INPUT DATA -
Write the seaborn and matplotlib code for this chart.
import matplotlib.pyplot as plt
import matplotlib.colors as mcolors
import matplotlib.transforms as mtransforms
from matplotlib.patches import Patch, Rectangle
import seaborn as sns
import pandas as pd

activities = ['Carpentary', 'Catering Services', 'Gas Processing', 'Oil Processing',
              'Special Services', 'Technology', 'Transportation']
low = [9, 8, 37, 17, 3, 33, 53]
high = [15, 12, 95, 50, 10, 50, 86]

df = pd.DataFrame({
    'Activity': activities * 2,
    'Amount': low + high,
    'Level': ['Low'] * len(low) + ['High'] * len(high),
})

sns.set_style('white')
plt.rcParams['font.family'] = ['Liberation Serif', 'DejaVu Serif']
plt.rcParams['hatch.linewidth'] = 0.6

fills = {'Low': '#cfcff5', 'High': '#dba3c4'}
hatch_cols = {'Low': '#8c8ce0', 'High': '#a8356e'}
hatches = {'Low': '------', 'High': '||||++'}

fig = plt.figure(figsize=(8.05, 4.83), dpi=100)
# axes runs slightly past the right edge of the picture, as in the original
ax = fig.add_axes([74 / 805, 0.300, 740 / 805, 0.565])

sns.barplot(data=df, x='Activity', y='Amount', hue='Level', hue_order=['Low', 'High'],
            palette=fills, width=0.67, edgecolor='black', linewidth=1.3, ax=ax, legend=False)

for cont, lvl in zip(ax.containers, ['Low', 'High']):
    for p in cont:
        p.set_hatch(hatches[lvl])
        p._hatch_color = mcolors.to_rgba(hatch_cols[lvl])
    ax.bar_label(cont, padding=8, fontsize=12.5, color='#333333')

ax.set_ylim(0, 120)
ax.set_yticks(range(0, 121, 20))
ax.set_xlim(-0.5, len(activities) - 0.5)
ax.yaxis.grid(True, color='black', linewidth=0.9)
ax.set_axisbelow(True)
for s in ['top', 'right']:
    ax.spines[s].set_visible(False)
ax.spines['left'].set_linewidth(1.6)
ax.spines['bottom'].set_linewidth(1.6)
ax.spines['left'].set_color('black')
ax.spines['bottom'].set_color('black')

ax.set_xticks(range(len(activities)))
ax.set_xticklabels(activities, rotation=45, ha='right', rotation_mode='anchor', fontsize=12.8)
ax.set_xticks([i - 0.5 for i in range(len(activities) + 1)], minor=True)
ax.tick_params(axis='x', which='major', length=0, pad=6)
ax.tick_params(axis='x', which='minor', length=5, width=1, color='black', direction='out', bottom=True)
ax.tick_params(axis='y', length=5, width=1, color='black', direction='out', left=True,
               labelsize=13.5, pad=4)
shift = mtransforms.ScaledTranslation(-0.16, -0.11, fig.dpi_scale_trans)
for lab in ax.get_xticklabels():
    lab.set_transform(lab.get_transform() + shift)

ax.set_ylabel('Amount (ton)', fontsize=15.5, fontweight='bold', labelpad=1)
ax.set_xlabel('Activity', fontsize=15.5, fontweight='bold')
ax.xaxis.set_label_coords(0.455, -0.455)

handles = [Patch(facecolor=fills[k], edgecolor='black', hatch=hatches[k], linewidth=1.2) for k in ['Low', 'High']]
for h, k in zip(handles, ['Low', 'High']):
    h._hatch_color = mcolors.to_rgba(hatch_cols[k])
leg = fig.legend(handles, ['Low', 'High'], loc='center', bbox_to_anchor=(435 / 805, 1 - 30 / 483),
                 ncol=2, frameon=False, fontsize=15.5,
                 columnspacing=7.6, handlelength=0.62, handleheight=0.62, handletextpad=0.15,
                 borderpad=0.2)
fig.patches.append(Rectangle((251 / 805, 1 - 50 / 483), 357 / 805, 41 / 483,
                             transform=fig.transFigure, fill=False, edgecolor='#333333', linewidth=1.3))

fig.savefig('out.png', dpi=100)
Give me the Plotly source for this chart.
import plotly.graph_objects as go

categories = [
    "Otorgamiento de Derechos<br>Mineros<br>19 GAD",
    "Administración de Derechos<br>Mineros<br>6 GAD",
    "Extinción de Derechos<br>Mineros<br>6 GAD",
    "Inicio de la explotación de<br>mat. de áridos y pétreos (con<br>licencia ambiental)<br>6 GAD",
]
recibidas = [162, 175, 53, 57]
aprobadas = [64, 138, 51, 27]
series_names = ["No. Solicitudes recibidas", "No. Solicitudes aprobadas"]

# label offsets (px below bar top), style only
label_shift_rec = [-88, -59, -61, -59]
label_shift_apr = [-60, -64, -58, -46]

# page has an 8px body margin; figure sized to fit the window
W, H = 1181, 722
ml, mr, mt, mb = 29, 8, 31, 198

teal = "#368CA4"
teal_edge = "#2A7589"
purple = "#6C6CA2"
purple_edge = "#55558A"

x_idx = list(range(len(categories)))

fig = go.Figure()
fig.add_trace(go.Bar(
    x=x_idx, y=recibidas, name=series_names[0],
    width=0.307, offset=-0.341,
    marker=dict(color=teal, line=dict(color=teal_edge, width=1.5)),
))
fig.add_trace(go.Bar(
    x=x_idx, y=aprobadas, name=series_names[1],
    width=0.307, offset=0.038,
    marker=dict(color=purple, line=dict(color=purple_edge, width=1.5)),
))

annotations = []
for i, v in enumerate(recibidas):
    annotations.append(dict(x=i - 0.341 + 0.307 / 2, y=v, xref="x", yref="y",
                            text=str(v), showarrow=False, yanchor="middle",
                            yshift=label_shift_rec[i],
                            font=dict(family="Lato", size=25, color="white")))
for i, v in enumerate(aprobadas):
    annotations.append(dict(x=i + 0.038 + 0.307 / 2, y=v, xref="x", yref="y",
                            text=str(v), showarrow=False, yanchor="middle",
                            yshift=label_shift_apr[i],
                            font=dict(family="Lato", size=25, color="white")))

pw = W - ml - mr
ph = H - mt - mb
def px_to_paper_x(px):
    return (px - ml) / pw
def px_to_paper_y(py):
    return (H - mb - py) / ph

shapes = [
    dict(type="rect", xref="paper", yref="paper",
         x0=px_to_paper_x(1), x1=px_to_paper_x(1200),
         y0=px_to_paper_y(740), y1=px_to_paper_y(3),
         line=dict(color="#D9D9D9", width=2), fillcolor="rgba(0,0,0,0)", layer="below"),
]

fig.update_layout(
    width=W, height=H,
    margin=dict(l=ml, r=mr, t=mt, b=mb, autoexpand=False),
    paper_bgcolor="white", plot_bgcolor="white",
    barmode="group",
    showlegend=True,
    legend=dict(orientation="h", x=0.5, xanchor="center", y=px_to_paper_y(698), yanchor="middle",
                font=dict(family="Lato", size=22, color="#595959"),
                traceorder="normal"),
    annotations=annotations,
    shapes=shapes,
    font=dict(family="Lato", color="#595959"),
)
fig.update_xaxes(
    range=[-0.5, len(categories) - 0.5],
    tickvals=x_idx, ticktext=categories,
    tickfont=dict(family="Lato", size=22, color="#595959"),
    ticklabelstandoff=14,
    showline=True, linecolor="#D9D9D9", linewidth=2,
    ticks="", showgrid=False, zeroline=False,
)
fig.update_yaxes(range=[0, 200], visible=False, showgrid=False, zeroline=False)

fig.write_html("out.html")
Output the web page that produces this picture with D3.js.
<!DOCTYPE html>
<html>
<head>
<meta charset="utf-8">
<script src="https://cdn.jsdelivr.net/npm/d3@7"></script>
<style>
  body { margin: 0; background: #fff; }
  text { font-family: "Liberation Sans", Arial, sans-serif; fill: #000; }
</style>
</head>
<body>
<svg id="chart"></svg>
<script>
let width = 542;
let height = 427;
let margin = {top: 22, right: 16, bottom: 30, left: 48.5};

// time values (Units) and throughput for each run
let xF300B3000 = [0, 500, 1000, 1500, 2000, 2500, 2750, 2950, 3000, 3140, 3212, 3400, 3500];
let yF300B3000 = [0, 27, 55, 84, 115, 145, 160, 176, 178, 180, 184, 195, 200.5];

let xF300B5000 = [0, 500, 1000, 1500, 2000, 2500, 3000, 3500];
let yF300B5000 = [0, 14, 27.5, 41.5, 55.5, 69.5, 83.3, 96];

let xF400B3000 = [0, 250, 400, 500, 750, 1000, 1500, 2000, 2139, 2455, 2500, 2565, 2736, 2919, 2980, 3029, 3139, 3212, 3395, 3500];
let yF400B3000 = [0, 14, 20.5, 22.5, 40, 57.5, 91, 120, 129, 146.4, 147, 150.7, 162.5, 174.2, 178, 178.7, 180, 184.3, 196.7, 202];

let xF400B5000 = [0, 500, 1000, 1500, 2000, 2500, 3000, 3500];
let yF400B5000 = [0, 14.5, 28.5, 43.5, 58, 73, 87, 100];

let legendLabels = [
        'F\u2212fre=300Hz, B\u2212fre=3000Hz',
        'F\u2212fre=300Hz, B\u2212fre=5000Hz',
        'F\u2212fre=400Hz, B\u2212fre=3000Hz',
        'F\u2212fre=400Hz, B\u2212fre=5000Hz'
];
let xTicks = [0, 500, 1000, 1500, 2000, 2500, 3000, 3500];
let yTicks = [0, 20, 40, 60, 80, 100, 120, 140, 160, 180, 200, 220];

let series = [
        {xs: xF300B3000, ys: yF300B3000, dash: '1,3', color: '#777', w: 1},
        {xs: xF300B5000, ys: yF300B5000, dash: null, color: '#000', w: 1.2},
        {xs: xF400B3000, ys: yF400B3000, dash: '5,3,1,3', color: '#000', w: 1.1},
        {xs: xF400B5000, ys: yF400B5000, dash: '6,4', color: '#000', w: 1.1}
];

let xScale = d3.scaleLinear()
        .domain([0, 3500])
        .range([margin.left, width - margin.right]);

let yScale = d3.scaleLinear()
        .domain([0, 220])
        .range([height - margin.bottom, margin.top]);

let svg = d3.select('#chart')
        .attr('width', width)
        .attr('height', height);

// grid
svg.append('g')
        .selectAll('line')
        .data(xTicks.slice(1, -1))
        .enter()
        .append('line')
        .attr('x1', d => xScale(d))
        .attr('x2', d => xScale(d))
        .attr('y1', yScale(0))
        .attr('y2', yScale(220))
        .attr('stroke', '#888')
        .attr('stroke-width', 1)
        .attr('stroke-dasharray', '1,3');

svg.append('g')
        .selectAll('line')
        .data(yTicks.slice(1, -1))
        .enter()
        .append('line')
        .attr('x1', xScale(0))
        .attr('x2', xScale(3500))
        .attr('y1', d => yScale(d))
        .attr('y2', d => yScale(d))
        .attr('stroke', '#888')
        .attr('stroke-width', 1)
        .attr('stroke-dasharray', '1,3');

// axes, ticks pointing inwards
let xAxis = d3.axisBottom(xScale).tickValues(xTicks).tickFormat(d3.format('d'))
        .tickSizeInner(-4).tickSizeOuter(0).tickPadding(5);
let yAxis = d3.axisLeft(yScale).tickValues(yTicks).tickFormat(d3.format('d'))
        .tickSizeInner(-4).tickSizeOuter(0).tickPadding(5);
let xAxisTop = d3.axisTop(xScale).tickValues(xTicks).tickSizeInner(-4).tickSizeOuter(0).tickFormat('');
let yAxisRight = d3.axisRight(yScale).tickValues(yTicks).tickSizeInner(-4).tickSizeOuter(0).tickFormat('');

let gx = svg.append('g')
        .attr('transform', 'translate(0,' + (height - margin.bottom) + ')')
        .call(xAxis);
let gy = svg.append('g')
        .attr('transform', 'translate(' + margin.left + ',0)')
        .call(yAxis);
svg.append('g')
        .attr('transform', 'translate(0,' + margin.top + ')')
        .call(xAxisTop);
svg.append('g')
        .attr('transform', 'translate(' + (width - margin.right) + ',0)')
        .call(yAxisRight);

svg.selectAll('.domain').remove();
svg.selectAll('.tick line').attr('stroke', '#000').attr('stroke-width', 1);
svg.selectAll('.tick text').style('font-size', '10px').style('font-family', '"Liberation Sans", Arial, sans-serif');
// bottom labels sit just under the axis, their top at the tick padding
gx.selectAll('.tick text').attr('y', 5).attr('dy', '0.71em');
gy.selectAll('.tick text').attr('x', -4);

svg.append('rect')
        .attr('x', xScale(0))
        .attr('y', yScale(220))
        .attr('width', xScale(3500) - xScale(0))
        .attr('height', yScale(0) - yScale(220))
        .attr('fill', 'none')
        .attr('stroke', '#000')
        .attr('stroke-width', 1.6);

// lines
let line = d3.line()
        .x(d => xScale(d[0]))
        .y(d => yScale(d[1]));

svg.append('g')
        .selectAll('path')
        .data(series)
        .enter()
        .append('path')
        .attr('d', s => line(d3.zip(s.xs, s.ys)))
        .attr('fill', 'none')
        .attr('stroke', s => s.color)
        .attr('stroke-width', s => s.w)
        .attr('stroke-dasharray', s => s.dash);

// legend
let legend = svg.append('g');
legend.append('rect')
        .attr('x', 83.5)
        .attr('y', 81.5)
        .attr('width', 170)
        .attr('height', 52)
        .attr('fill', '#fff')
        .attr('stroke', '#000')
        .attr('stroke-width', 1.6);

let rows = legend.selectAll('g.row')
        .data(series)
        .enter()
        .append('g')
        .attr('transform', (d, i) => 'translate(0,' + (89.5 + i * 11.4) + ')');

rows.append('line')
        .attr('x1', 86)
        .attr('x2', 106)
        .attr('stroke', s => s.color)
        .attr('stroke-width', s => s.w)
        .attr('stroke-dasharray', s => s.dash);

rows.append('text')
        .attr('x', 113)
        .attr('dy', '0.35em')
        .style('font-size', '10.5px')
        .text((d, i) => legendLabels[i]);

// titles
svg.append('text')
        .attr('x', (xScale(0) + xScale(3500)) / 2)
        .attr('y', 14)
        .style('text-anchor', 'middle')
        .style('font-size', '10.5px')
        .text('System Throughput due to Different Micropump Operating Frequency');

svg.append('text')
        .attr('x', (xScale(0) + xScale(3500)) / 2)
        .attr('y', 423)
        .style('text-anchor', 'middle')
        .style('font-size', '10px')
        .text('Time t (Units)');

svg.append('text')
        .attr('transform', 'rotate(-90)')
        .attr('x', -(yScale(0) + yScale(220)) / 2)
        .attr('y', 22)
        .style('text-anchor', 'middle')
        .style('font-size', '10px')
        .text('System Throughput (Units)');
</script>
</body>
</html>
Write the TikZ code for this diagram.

WHAT YOU WILL DO -
Take every line from the data above that holds "picture" and copy it out.

THE OUTPUT -
# axes runs slightly past the right edge of the picture, as in the original
Output the web page that produces this picture with D3.js.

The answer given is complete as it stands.